Wednesday, November 30, 2011

Alternative Energy and The Future of Oil Companies

The Future of “Oil” Companies


Our national goal of switching from fossil fuels to renewable energy has maintained a high level of support.  Achieving price parity between alternative energy and fossil fuels is vital to the objective of energy transformation.

We can wait for the price of alternative energy to reach parity with fossil fuel sometime in the future, as more technologies are proven viable, but it’s an unreliable time horizon.  Due to the pace of global warming, as well as the national security concerns of relying on fossil fuels, we may not have the time to bet on the market. 

There’s been a hodgepodge of speculation on what was behind the slow but persistent rise in gas prices, ebbing and flowing towards higher equilibriums; with prices rising beyond $5 a gallon (before ISIS started flooding the market).  The so called experts have offered numerous explanations for that trend, but none of their responses seem to have any consistency. 

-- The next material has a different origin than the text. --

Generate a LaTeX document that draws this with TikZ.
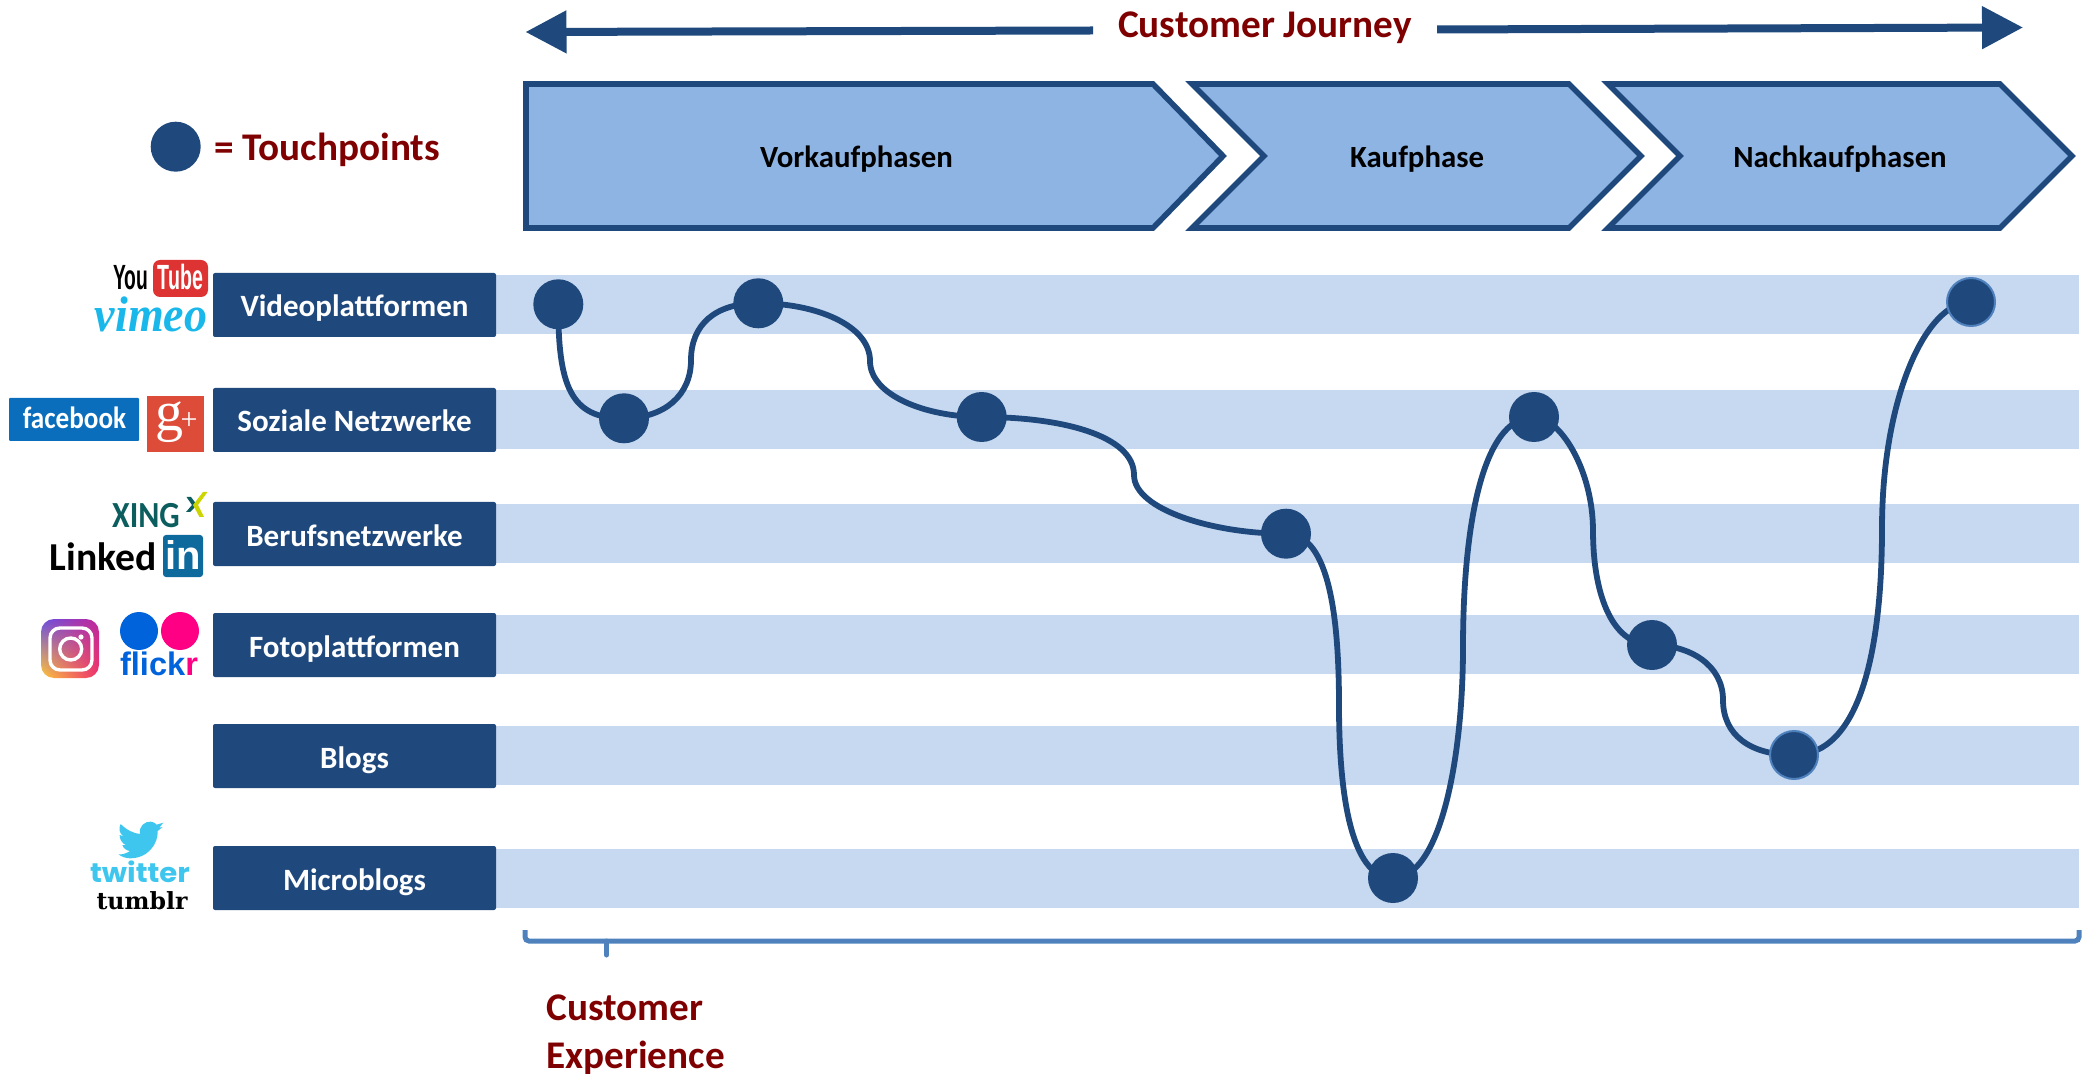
\documentclass[tikz,border=0pt]{standalone}
\usepackage{fontspec}
\usepackage{graphicx}
\usetikzlibrary{arrows.meta,shadings,backgrounds}
\setmainfont{Carlito}
\newfontfamily\lsans{Liberation Sans}
\newfontfamily\lserif{Liberation Serif}
\newfontfamily\djserif{DejaVu Serif}
\newfontfamily\pop{Poppins}
\definecolor{navy}{HTML}{1F497D}
\definecolor{bandc}{HTML}{C6D9F1}
\definecolor{chev}{HTML}{8EB4E3}
\definecolor{darkr}{HTML}{7F0000}
\definecolor{steel}{HTML}{4F81BD}
\definecolor{ytred}{HTML}{DD3333}
\definecolor{vim}{HTML}{1AB7EA}
\definecolor{fbb}{HTML}{0A6EBD}
\definecolor{gp}{HTML}{DD4B39}
\definecolor{xg}{HTML}{0B5D5E}
\definecolor{xy}{HTML}{CDD500}
\definecolor{lib}{HTML}{0E6A9C}
\definecolor{flb}{HTML}{0063DC}
\definecolor{flp}{HTML}{FF0084}
\definecolor{twb}{HTML}{3FC6EE}
\definecolor{igul}{HTML}{6A50E0}
\definecolor{igur}{HTML}{C0289C}
\definecolor{igll}{HTML}{FFC838}
\definecolor{iglr}{HTML}{F0306A}
\pgfdeclarelayer{bands}
\pgfdeclarelayer{lines}
\pgfsetlayers{bands,lines,main}
\tikzset{
  band/.style={fill=bandc,draw=none},
  catbox/.style={fill=navy,draw=none,rounded corners=1pt},
  cat/.style={anchor=base,text=white,font=\bfseries\fontsize{15.5}{18}\selectfont,inner sep=0pt},
  tp/.style={circle,fill=navy,draw=none,minimum size=25pt,inner sep=0pt},
  curve/.style={draw=navy,line width=2.9pt},
  chevron/.style={draw=navy,fill=chev,line width=2.8pt,miter limit=10},
  phase/.style={anchor=base,text=black,font=\bfseries\fontsize{15.4}{18}\selectfont,inner sep=0pt},
  red/.style={text=darkr,font=\bfseries\fontsize{19.6}{22}\selectfont,inner sep=0pt},
  bigarrow/.style={draw=navy,line width=4pt,-{Triangle[length=20.5pt,width=20.5pt]}},
  logo/.style={inner sep=0pt,anchor=base},
}
\begin{document}
\begin{tikzpicture}[x=0.5pt,y=-0.5pt]
\useasboundingbox (0,0) rectangle (2087,1074);
% bands
\begin{pgfonlayer}{bands}
\foreach \yt in {275,390,504,615,726,849}{
  \fill[band] (496,\yt) rectangle (2079,\yt+59);
}
\end{pgfonlayer}
% category boxes
\foreach \nm/\yc/\tx in {a/305/Videoplattformen,b/420/Soziale Netzwerke,c/534/Berufsnetzwerke,d/645/Fotoplattformen,e/756/Blogs,f/878/Microblogs}{
  \fill[catbox] (213,\yc-32) rectangle (496,\yc+32);
  \node[cat] (\nm) at (354.5,\yc+12) {\tx};
}
% top arrows
\node[red,anchor=base] (cj) at (1265,38) {Customer Journey};
\coordinate (la) at (1093,30.5);
\coordinate (lb) at (525.5,32);
\coordinate (ra) at (1437,29.5);
\coordinate (rb) at (2023,27.5);
\draw[bigarrow] (la) -- (lb);
\draw[bigarrow] (ra) -- (rb);
% chevrons
\draw[chevron] (526,84) -- (1153,84) -- (1223,156) -- (1153,228) -- (526,228) -- cycle;
\draw[chevron] (1192,84) -- (1569,84) -- (1641,156) -- (1569,228) -- (1192,228) -- (1264,156) -- cycle;
\draw[chevron] (1608,84) -- (2000,84) -- (2072,156) -- (2000,228) -- (1608,228) -- (1680,156) -- cycle;
\node[phase] (p1) at (856.5,168) {Vorkaufphasen};
\node[phase] (p2) at (1417,168) {Kaufphase};
\node[phase] (p3) at (1840,168) {Nachkaufphasen};
% legend
\node[tp] (leg) at (175.7,146.7) {};
\node[red,anchor=base west] (legt) at (214,160.5) {= Touchpoints};
% touchpoints
\node[tp] (n1) at (558.3,304.3) {};
\node[tp] (n2) at (624,418.3) {};
\node[tp] (n3) at (758.3,303.3) {};
\node[tp] (n4) at (981.7,417) {};
\node[tp] (n5) at (1286,533.7) {};
\node[tp] (n6) at (1393,878) {};
\node[tp] (n7) at (1534,417) {};
\node[tp] (n8) at (1652,645) {};
\node[tp,draw=steel,line width=1pt,minimum size=24pt] (n9) at (1794,755) {};
\node[tp,draw=steel,line width=1pt,minimum size=24pt] (n10) at (1971,302) {};
\coordinate (m2) at (691,360);
\coordinate (m3) at (870,361);
\coordinate (m4) at (1134,475);
\coordinate (m5) at (1339,706);
\coordinate (m6) at (1463,647);
\coordinate (m7) at (1593,531);
\coordinate (m8) at (1723,700);
\coordinate (m9) at (1882,528);
\begin{pgfonlayer}{lines}
\draw[curve] (n1.center) .. controls (558,385) and (570,419) .. (n2.center);
\draw[curve] (n2.center) .. controls (665,418) and (691,395) .. (m2) .. controls (691,325) and (715,303) .. (n3.center);
\draw[curve] (n3.center) .. controls (815,303) and (870,325) .. (m3) .. controls (870,395) and (925,417) .. (n4.center);
\draw[curve] (n4.center) .. controls (1060,417) and (1134,435) .. (m4) .. controls (1134,510) and (1215,534) .. (n5.center);
\draw[curve] (n5.center) .. controls (1330,534) and (1339,620) .. (m5) .. controls (1339,790) and (1350,878) .. (n6.center);
\draw[curve] (n6.center) .. controls (1440,878) and (1463,760) .. (m6) .. controls (1463,535) and (1480,417) .. (n7.center);
\draw[curve] (n7.center) .. controls (1560,417) and (1593,470) .. (m7) .. controls (1593,590) and (1610,645) .. (n8.center);
\draw[curve] (n8.center) .. controls (1690,645) and (1723,665) .. (m8) .. controls (1723,735) and (1750,755) .. (n9.center);
\draw[curve] (n9.center) .. controls (1860,755) and (1882,650) .. (m9) .. controls (1882,400) and (1925,302) .. (n10.center);
\end{pgfonlayer}
% bracket
\coordinate (bl) at (525,930);
\coordinate (bll) at (525,941);
\coordinate (brr) at (2079,941);
\coordinate (br) at (2079,930);
\coordinate (bt) at (606.5,941);
\coordinate (bb) at (606.5,955);
\draw[steel,line width=2.5pt,rounded corners=2pt] (bl) -- (bll) -- (brr) -- (br);
\draw[steel,line width=2.5pt,line cap=round] (bt) -- (bb);
\node[red,anchor=base west] (ce1) at (546,1020) {Customer};
\node[red,anchor=base west] (ce2) at (546,1068) {Experience};
% YouTube
\node[logo,font=\lsans\bfseries\fontsize{17.5}{18}\selectfont] (yt) at (131,290) {\scalebox{0.55}[1]{You}};
\fill[ytred,rounded corners=3.5pt] (153,260) rectangle (208,297);
\node[logo,text=white,font=\lsans\bfseries\fontsize{17.5}{18}\selectfont] (tube) at (180.5,290) {\scalebox{0.56}[1]{Tube}};
% vimeo
\node[logo,text=vim,font=\lserif\bfseries\itshape\fontsize{25}{26}\selectfont] (vm) at (151,332) {\scalebox{0.92}[1]{vimeo}};
% facebook
\fill[fbb,rounded corners=0.5pt] (9,398) rectangle (139,441);
\node[logo,text=white,font=\bfseries\fontsize{14}{16}\selectfont] (fb) at (74.5,429) {\scalebox{0.97}[1.1]{facebook}};
% google plus
\fill[gp] (147,396) rectangle (204,452);
\node[logo,text=white,font=\lserif\fontsize{28}{28}\selectfont] (gg) at (169,431) {g};
\node[logo,text=white,font=\lserif\fontsize{15}{15}\selectfont] (gpl) at (189,430) {+};
% xing
\node[logo,text=xg,font=\bfseries\fontsize{16}{18}\selectfont] (xi) at (146,528) {\scalebox{1}[1.15]{XING}};
\fill[xg] (186.5,497) -- (191,497) -- (197,505) -- (190,512) -- (186,512) -- (192,505) -- cycle;
\fill[xy] (203,492) -- (207.5,492) -- (198,505) -- (204,517) -- (199.5,517) -- (193,505) -- cycle;
% linkedin
\node[logo,font=\bfseries\fontsize{19.8}{21}\selectfont] (li) at (103,570) {Linked};
\fill[lib,rounded corners=1.5pt] (163,535) rectangle (203,577);
\node[logo,text=white,font=\lsans\bfseries\fontsize{20}{21}\selectfont] (lin) at (183,569.5) {in};
% instagram
\path[rounded corners=6.5pt,upper left=igul,upper right=igur,lower left=igll,lower right=iglr,shade] (41,619) rectangle (99,678);
\draw[white,line width=1.7pt,rounded corners=5pt] (50,628) rectangle (92,670);
\draw[white,line width=1.7pt] (70.7,649) circle[radius=5.5pt];
\fill[white] (81,637) circle[radius=1.3pt];
% flickr
\fill[flb] (139,631) circle[radius=9.5pt];
\fill[flp] (180,631) circle[radius=9.5pt];
\node[logo,font=\lsans\bfseries\fontsize{16.3}{18}\selectfont] (fl) at (159,675) {\textcolor{flb}{flick}\textcolor{flp}{r}};
% twitter bird
\begin{scope}[xshift=42.5pt,yshift=-407.5pt,x=0.16667pt,y=-0.16667pt]
\fill[twb] (107,27) .. controls (125,45) and (145,55) .. (165,57)
  .. controls (160,35) and (180,18) .. (197,20)
  .. controls (205,20) and (212,25) .. (215,29)
  -- (235,23) -- (223,38) -- (233,36) -- (218,48)
  .. controls (220,85) and (190,130) .. (135,130)
  .. controls (122,130) and (110,125) .. (100,118)
  .. controls (112,119) and (125,115) .. (135,108)
  .. controls (125,107) and (115,100) .. (112,90)
  -- (122,90)
  .. controls (112,85) and (103,73) .. (104,60)
  -- (115,64)
  .. controls (103,55) and (100,40) .. (107,27) -- cycle;
\end{scope}
\node[logo,text=twb,font=\pop\bfseries\fontsize{13.5}{15}\selectfont] (tw) at (140,882) {\scalebox{1.08}[1]{twitter}};
\node[logo,text=black,font=\djserif\bfseries\fontsize{11.8}{13}\selectfont] (tb) at (142,909) {tumblr};
\end{tikzpicture}
\end{document}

Tracing this trend back, evidence appears that the fuel price inflation we witnessed was initiated with the blessing of the Bush Administration.  It was concurrent with the “secret” meeting Dick Cheney arranged with the oil companies at the White House; being secret one is compelled to look at what followed.   Subsequent to this secret meeting President Bush gave his “addicted to oil” speech and within weeks the oil industry began a PR campaign touting their newfound interest in renewable energy, rebranding themselves “Energy Companies.” The price of fuel started trending upward until recent world events. 

Before anyone gets their dander up over this assertion, let’s look at the benefits behind the alleged deed.  The most expedient method to achieve an energy security objective is to unilaterally raise the price of fuel at the pump.  In this way we quickly move fossil fuels towards parity with the emerging alternative energy technologies, while at the same time amassing the capital necessary to invest in the new technologies. 

Looking at the problem from a “free market” perspective this is the correct way of achieving the objective and it can be argued it is also good public policy.  Higher fuel prices will mitigate the demand for the polluting, non- renewable energy and speed up the transformation to solar, wind and other more benign sources. 

If it’s not through the unilateral action by the oil industry to achieve price parity with alternative energy, what is the mechanism?  One of the options offered by congress is adding a fuel tax to raise the price of fuel.  Raising taxes in an effort to achieve energy transformation is shaky as the government has proven to be a poor manager of our common wealth, often diverting revenue toward unintended uses.  On the other hand taxing may be the lesser of the two evils, as simply tolerating oil companies making windfall profits, regardless of the means by which it is achieved, would be inequitable and dangerous.  The vast amount of capital potentially generated by oil companies will consolidate their power as energy companies, allowing them to control the energy market, including alternative energy; even retarding progress toward renewable energy. 

So if taxing fuel or allowing the oil industry to amass windfall profits is not acceptable solutions, what is?   I suggest a third way, through collaboration.  I propose consumers partner with the “energy companies” in support of a national goal toward alternative energy transformation. 

How will this “partnering” work?  In exchange for granting the energy companies the right to raise fuel prices, the consumers will receive Loyalty Reward Points toward owning stock in the energy companies.  Every time a consumer buys product, energy points will accumulate on a rewards card, when sufficient points accumulate to purchase stock it will automatically be placed in the consumers account at the current stock price.  This non-bidding approach to stock distribution will provide the “Energy Companies” some certainty in the expansion of their stock. 

If this rational energy transition method is applied, it has the potential to bring all affected parties into a synergistic interrelationship and would expeditiously stimulate innovation toward alternative energy conversion.  There is a huge potential for creating jobs in renewable energy production and infrastructure.  To release this potential we need to incentivize the effort toward renewable transformation in a way that is equitable to all parties by sharing the benefits from a shared investment.